The September 2022 lawsuit accused members of the Trump family and Trump Organization executives of orchestrating an extensive fraudulent scheme related to valuations of property and Trump’s personal financial statements. Allegations against Ivanka Trump have since been dismissed by a New York appeals court.

The lawsuit is seeking $250 million and sanctions that would effectively cease the company’s operations in New York. The Trumps and the company have vehemently denied wrongdoing.

Trump, his sons Eric and Donald Trump Jr., and Ivanka Trump have all sat for depositions in the case. During Trump’s first deposition, in August 2022, before the lawsuit was filed, he invoked his Fifth Amendment right against self incrimination more than 400 times.

He was deposed again in April, that time answering questions in James’ New York City office for about eight hours.

The case is scheduled to go to trial on Oct. 2, a date the the judge in the case, Arthur Engoron, previously described as “set in stone.” Engoron has rejected repeated attempts by Trump attorneys to push that date back.

The trial comes amid a legal maelstrom surrounding Trump, who is again running for president. In April, he was indicted by a Manhattan grand jury, which charged him with 34 felonies in connection with reimbursements for an alleged “hush money” payment made to an adult film star before the 2016 election. He has entered a not guilty plea in that case, which is scheduled for trial in March 2024.

In May, Trump was found liable by a jury for sexually abusing the writer E. Jean Carroll after a federal civil trial. He is appealing.

In June, Trump was indicted by a federal grand jury and charged with 37 felonies related to alleged “willful retention” of national security information after leaving the White House. Last week, three more counts against him were added via a superseding indictment. Trump has entered a not guilty plea in that case, which is scheduled for trial in May 2024.

In July, Trump announced in a social media post that he received a letter identifying him as a target in a federal investigation into the January 6, 2021 insurrection and attempts by Trump and his allies to overturn the 2020 election, which he lost.

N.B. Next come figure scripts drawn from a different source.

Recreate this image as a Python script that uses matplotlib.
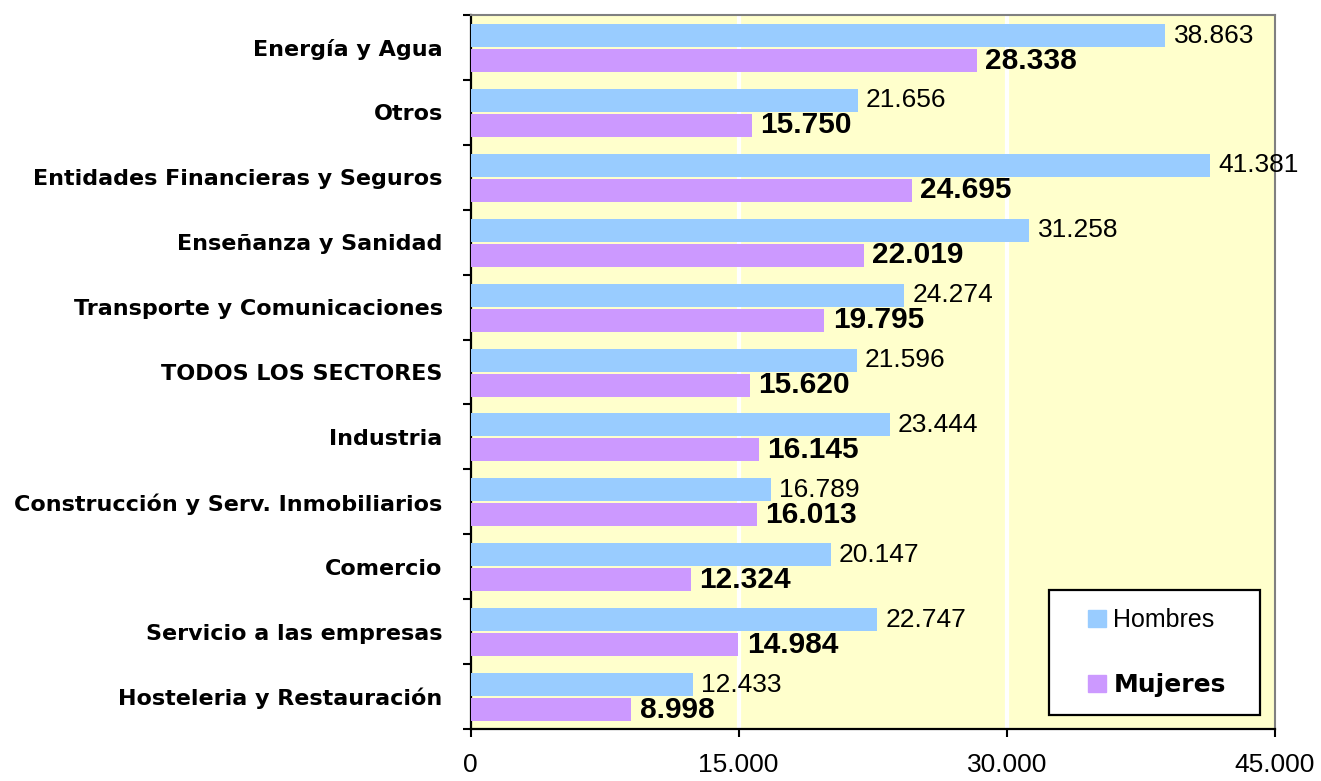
import matplotlib
matplotlib.use('Agg')
import matplotlib.pyplot as plt
import numpy as np
from matplotlib.patches import Rectangle, Patch
from matplotlib.legend_handler import HandlerPatch

categories = ["Energía y Agua", "Otros", "Entidades Financieras y Seguros",
              "Enseñanza y Sanidad", "Transporte y Comunicaciones",
              "TODOS LOS SECTORES", "Industria",
              "Construcción y Serv. Inmobiliarios", "Comercio",
              "Servicio a las empresas", "Hosteleria y Restauración"]
hombres = [38863, 21656, 41381, 31258, 24274, 21596, 23444, 16789, 20147, 22747, 12433]
mujeres = [28338, 15750, 24695, 22019, 19795, 15620, 16145, 16013, 12324, 14984, 8998]
series_names = ["Hombres", "Mujeres"]
x_ticks = [0, 15000, 30000, 45000]
x_tick_labels = ["0", "15.000", "30.000", "45.000"]

C_H = "#99CCFF"
C_M = "#CC99FF"
NUM_FONT = "Liberation Sans"
CAT_FONT = "DejaVu Sans"


def fmt(v):
    return f"{v:,}".replace(",", ".")


fig = plt.figure(figsize=(13.21, 7.81), dpi=100)
ax = fig.add_axes([470.5 / 1321, 1 - 729 / 781, 804.5 / 1321, 714 / 781])
ax.set_facecolor("#FFFFCC")

y = np.arange(len(categories))
h = 0.354
bh = ax.barh(y - 0.184, hombres, height=h, color=C_H, zorder=3, label=series_names[0])
bm = ax.barh(y + 0.201, mujeres, height=h, color=C_M, zorder=3, label=series_names[1])

ax.bar_label(bh, labels=[fmt(v) for v in hombres], padding=6,
             fontsize=19, fontfamily=NUM_FONT, color="black")
ax.bar_label(bm, labels=[fmt(v) for v in mujeres], padding=6,
             fontsize=21.5, fontweight="bold", fontfamily=NUM_FONT, color="black")

ax.set_xlim(x_ticks[0], x_ticks[-1])
ax.set_ylim(len(categories) - 0.5, -0.5)

ax.set_xticks(x_ticks)
ax.set_xticklabels(x_tick_labels, fontsize=19, fontfamily=NUM_FONT)
ax.tick_params(axis="x", length=5.5, width=1.5, pad=12, color="black")

ax.set_yticks(y)
ax.set_yticklabels(categories, fontsize=16, fontweight="bold", fontfamily=CAT_FONT)
ax.tick_params(axis="y", which="major", length=0, pad=20)
ax.set_yticks(np.arange(-0.5, len(categories)), minor=True)
ax.tick_params(axis="y", which="minor", length=6, width=1.5, color="black", direction="out")

ax.xaxis.grid(True, color="white", linewidth=3, zorder=1)
ax.set_axisbelow(True)
gl = ax.get_xgridlines()
gl[0].set_visible(False)
gl[-1].set_visible(False)

for s in ["left", "bottom"]:
    ax.spines[s].set_color("black")
    ax.spines[s].set_linewidth(1.6)
for s in ["top", "right"]:
    ax.spines[s].set_color("#808080")
    ax.spines[s].set_linewidth(1.5)


def square_right(legend, orig_handle, xdescent, ydescent, width, height, fontsize):
    s = 12.5
    return Rectangle((-xdescent + width - s, -ydescent + height / 2 - s / 2), s, s)


handles = [Patch(color=C_H), Patch(color=C_M)]
leg = ax.legend(handles, series_names, loc="upper left", mode="expand",
                bbox_to_anchor=(1049 / 1321, 1 - 713 / 781, 211 / 1321, 123 / 781),
                bbox_transform=fig.transFigure, borderaxespad=0,
                prop={"family": NUM_FONT, "size": 18},
                handler_map={Patch: HandlerPatch(patch_func=square_right)},
                handlelength=1.55, handletextpad=0.3, borderpad=0.72,
                labelspacing=1.65, fancybox=False, framealpha=1,
                edgecolor="black", facecolor="white")
leg.get_frame().set_linewidth(1.6)
leg.get_texts()[1].set_fontweight("bold")
leg.get_texts()[1].set_fontfamily(CAT_FONT)

fig.savefig("out.png", dpi=100)
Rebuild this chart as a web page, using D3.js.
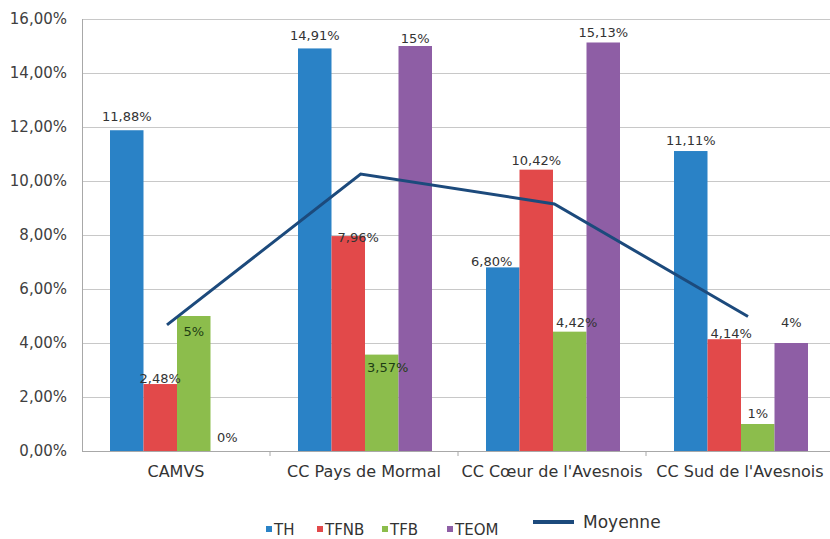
<!DOCTYPE html>
<html>
  <head>
    <meta charset="utf-8" />
    <script src="https://d3js.org/d3.v7.min.js"></script>
    <style>
      body { margin: 0; background: #fff; }
      text { font-family: "DejaVu Sans", "Liberation Sans", sans-serif; }
    </style>
  </head>
  <body>
    <div id="chart"></div>
    <script>
      // data
      var categories = ["CAMVS", "CC Pays de Mormal", "CC Cœur de l'Avesnois", "CC Sud de l'Avesnois"];
      var seriesNames = ["TH", "TFNB", "TFB", "TEOM"];
      var th = [11.88, 14.91, 6.80, 11.11];
      var tfnb = [2.48, 7.96, 10.42, 4.14];
      var tfb = [5, 3.57, 4.42, 1];
      var teom = [0, 15, 15.13, 4];
      var labelsTH = ["11,88%", "14,91%", "6,80%", "11,11%"];
      var labelsTFNB = ["2,48%", "7,96%", "10,42%", "4,14%"];
      var labelsTFB = ["5%", "3,57%", "4,42%", "1%"];
      var labelsTEOM = ["0%", "15%", "15,13%", "4%"];
      var moyenne = [4.67, 10.26, 9.15, 4.98];
      var yTicks = [0, 2, 4, 6, 8, 10, 12, 14, 16];
      var yTickLabels = ["0,00%", "2,00%", "4,00%", "6,00%", "8,00%", "10,00%", "12,00%", "14,00%", "16,00%"];

      var colors = ["#2a82c6", "#e2494a", "#8cbd4c", "#8e5ea5"];
      var values = [th, tfnb, tfb, teom];
      var labels = [labelsTH, labelsTFNB, labelsTFB, labelsTEOM];

      // hand placed data labels in the original: offset from bar centre / bar top
      var labelDx = [[0, 0, -11, 0], [0, 10, 0, 7], [0, 6, 7, 0], [0, 0, 0, 0]];
      var labelDy = [[-9, -8, -1, -6], [-1, 6, -5, -1], [20, 17, -5, -6], [-9, -3, -5, -16]];

      var width = 830, height = 539;
      var svg = d3.select("#chart").append("svg")
        .attr("width", width).attr("height", height);

      var x = d3.scaleBand().domain(categories).range([82, 834]);
      var x1 = d3.scaleBand().domain(seriesNames).range([28, 188 - 26]);
      var xLine = d3.scalePoint().domain(categories).range([167, 748]);
      var y = d3.scaleLinear().domain([0, 16]).range([451, 19]);

      // grid
      svg.append("g").selectAll("line")
        .data(yTicks.slice(1))
        .enter().append("line")
        .attr("x1", 82).attr("x2", 834)
        .attr("y1", function (d) { return y(d) + 0.5; })
        .attr("y2", function (d) { return y(d) + 0.5; })
        .attr("stroke", "#c8c8c8").attr("stroke-width", 1);

      // y axis labels
      svg.append("g").selectAll("text")
        .data(yTicks)
        .enter().append("text")
        .attr("x", 67)
        .attr("y", function (d) { return y(d) + 5; })
        .attr("text-anchor", "end")
        .attr("font-size", 15)
        .attr("fill", "#404040")
        .text(function (d, i) { return yTickLabels[i]; });

      svg.append("line")
        .attr("x1", 82.5).attr("x2", 82.5).attr("y1", 19).attr("y2", 451)
        .attr("stroke", "#a8a8a8");

      // bars
      seriesNames.forEach(function (s, si) {
        var g = svg.append("g");
        g.selectAll("rect")
          .data(values[si])
          .enter().append("rect")
          .attr("x", function (d, i) { return x(categories[i]) + x1(s); })
          .attr("width", x1.bandwidth())
          .attr("y", function (d) { return y(d); })
          .attr("height", function (d) { return y(0) - y(d); })
          .attr("fill", colors[si]);
      });

      // x axis
      svg.append("line")
        .attr("x1", 82).attr("x2", 834).attr("y1", 451.5).attr("y2", 451.5)
        .attr("stroke", "#a8a8a8");
      svg.append("g").selectAll("line")
        .data(categories)
        .enter().append("line")
        .attr("x1", function (d) { return x(d) + x.bandwidth(); })
        .attr("x2", function (d) { return x(d) + x.bandwidth(); })
        .attr("y1", 451).attr("y2", 456)
        .attr("stroke", "#a8a8a8");
      svg.append("g").selectAll("text")
        .data(categories)
        .enter().append("text")
        .attr("x", function (d) { return x(d) + x.bandwidth() / 2; })
        .attr("y", 477)
        .attr("text-anchor", "middle")
        .attr("font-size", 16)
        .attr("fill", "#333")
        .text(function (d) { return d; });

      // moyenne line
      var line = d3.line()
        .x(function (d, i) { return xLine(categories[i]); })
        .y(function (d) { return y(d); });
      svg.append("path")
        .datum(moyenne)
        .attr("d", line)
        .attr("fill", "none")
        .attr("stroke", "#1c4a7c")
        .attr("stroke-width", 3);

      // data labels
      seriesNames.forEach(function (s, si) {
        svg.append("g").selectAll("text")
          .data(values[si])
          .enter().append("text")
          .attr("x", function (d, i) {
            return x(categories[i]) + x1(s) + x1.bandwidth() / 2 + labelDx[si][i];
          })
          .attr("y", function (d, i) { return y(d) + labelDy[si][i]; })
          .attr("text-anchor", "middle")
          .attr("font-size", 13)
          .attr("fill", function (d, i) { return si === 2 && i < 2 ? "#1e3d14" : "#333"; })
          .text(function (d, i) { return labels[si][i]; });
      });

      // legend
      var legendX = [266, 317, 382, 447];
      var lg = svg.append("g");
      seriesNames.forEach(function (s, si) {
        lg.append("rect")
          .attr("x", legendX[si]).attr("y", 526)
          .attr("width", 6).attr("height", 6)
          .attr("fill", colors[si]);
        lg.append("text")
          .attr("x", legendX[si] + 8).attr("y", 535)
          .attr("font-size", 15)
          .attr("fill", "#333")
          .text(s);
      });
      lg.append("line")
        .attr("x1", 533).attr("x2", 574).attr("y1", 522).attr("y2", 522)
        .attr("stroke", "#1c4a7c").attr("stroke-width", 4);
      lg.append("text")
        .attr("x", 583).attr("y", 528)
        .attr("font-size", 17)
        .attr("fill", "#333")
        .text("Moyenne");
    </script>
  </body>
</html>
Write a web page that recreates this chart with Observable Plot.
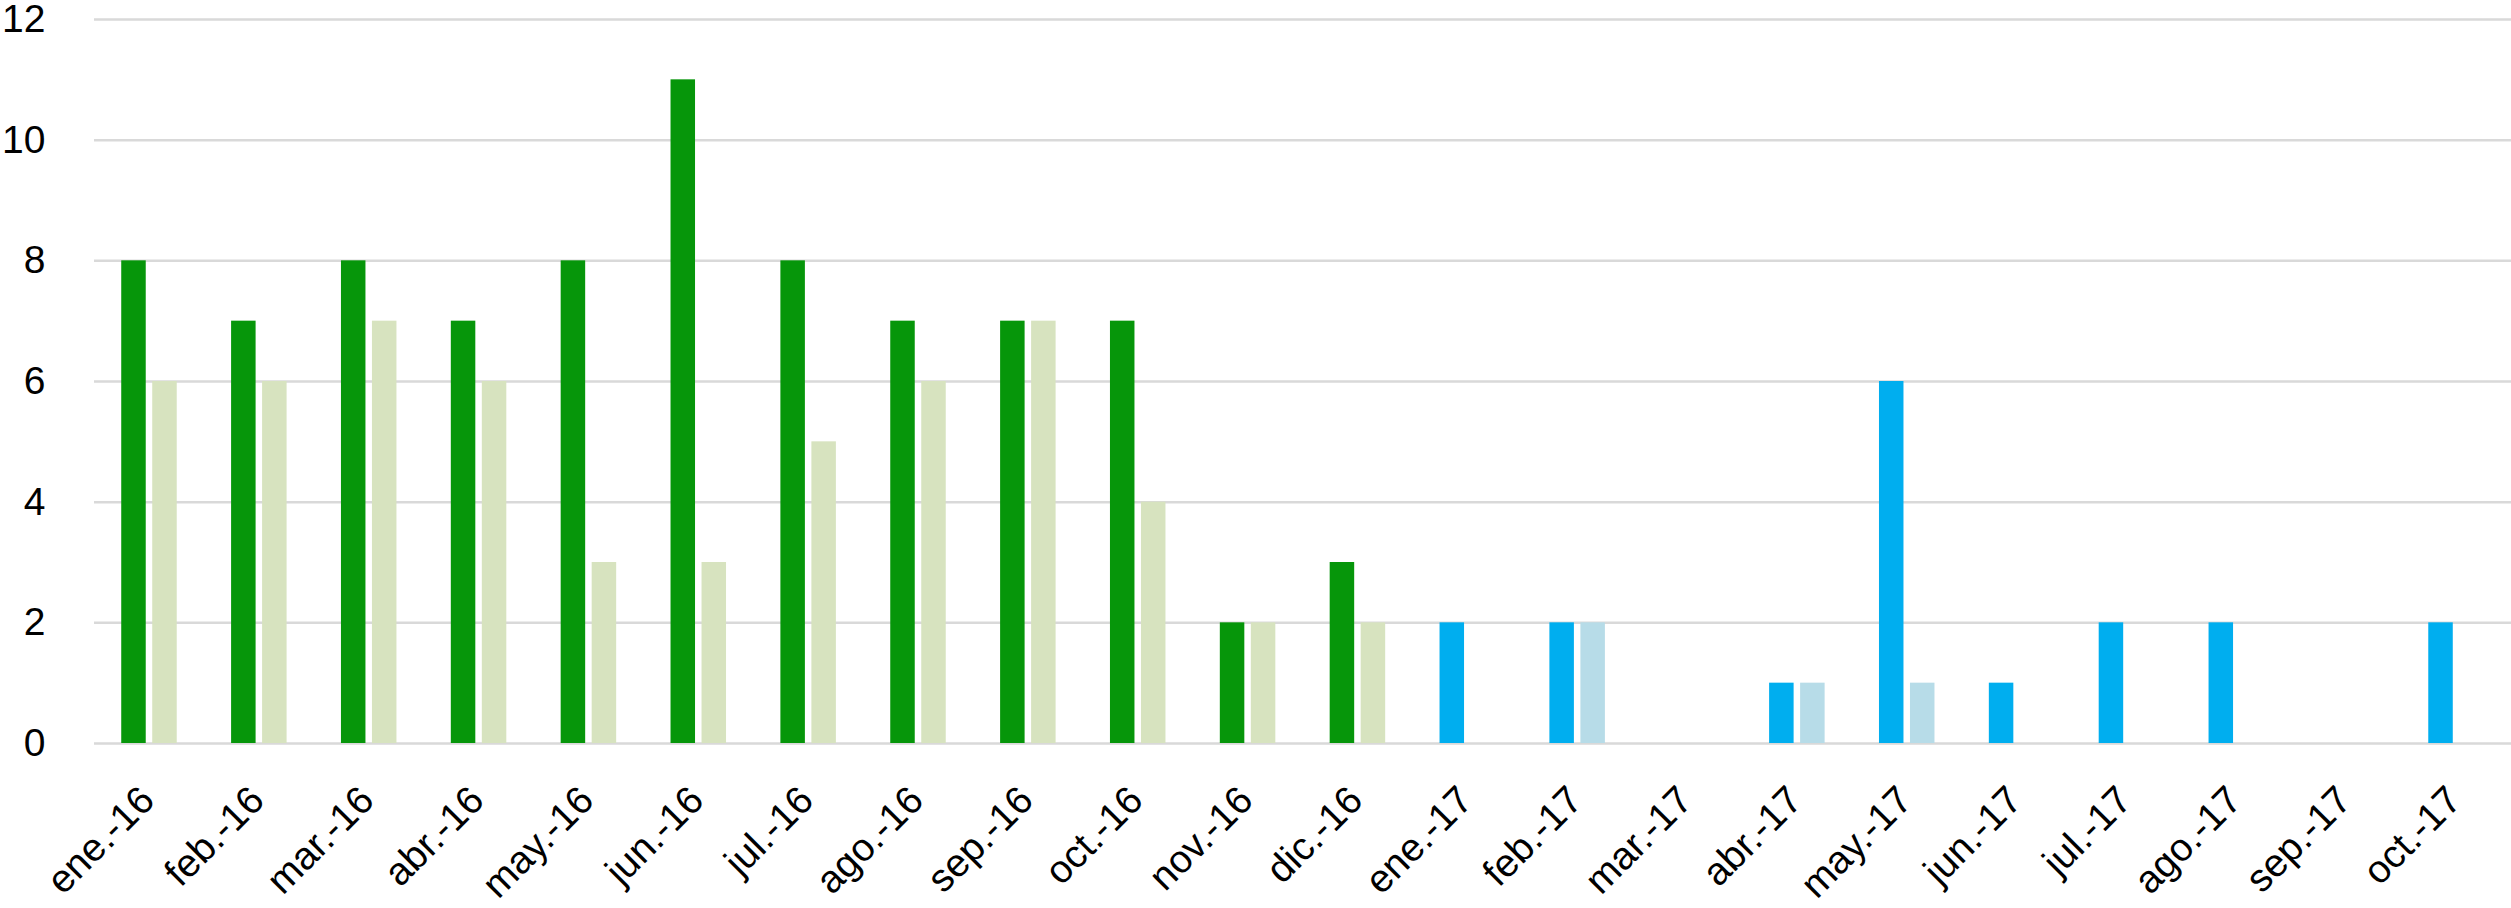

Trump has not been charged in connection with that investigation and has denied wrongdoing in connection with those events.

Later this month, Fulton County, Georgia, District Attorney Fani Willis has indicated a grand jury there may consider charges related to her office’s two-year investigation into efforts by Trump and his allies to overturn that state’s election results after Trump lost. 

Trump has accused prosecutors in each case of bias and strenuously denied all allegations against him.